When your love interest is basically a mirage, it’s hard to establish much human connection. That’s the conundrum for French choreographer Angelin Preljocaj in La Fresque, based on an old Chinese tale of a man who falls in love with a woman in a painting and is transported into the world of the picture.
What Preljocaj does capture very effectively is a dream state that grows increasingly hypnotic as the beat pulses on. The soundtrack from Air’s Nicolas Godin hops from simmering synth to west African groove to an outbreak of manic harpsichord, and, rather than build a single choreographic voice, Preljocaj shifts the character of the dance as each scene sheds its skin. It’s like waking into a new dream: one where dancers melt in jellified curves, one with slicing lines and pointed toes, one where they bounce en masse to the beat. The individual steps are not always inspired, but the mood is conjured.

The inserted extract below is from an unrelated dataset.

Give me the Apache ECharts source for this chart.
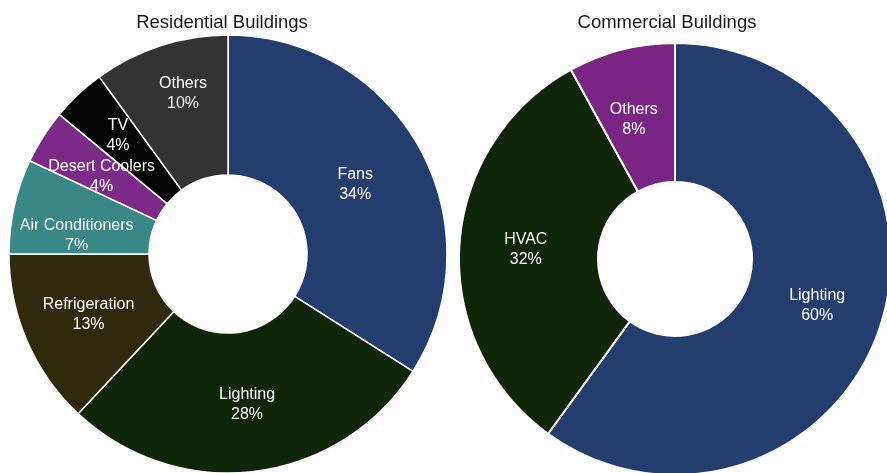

Symbolising youthful beauty, hair is a major theme, whether tossed in sharp flicks of the head by the sirens in the painting (a la Rosas danst Rosas), tied into a marital knot (in homage to Bronislava Nijinska’s Les Noces, surely), or woven into a long rope reaching up to the ceiling that men climb up in a reverse Rapunzel. And it’s in the mesmerising projections by Constance Guisset, a sort of giant jellyfish made of fine, flowing strands.
It all looks fab, expensive, gorgeous, including the bronze warrior catsuits and floaty, strappy dresses of Azzedine Alaïa’s costumes. The somewhat hollow journey of La Fresque may not teach us much, but this is a great-looking show that does have its moments of magic.
• At Sadler’s Wells, London, until 2 October.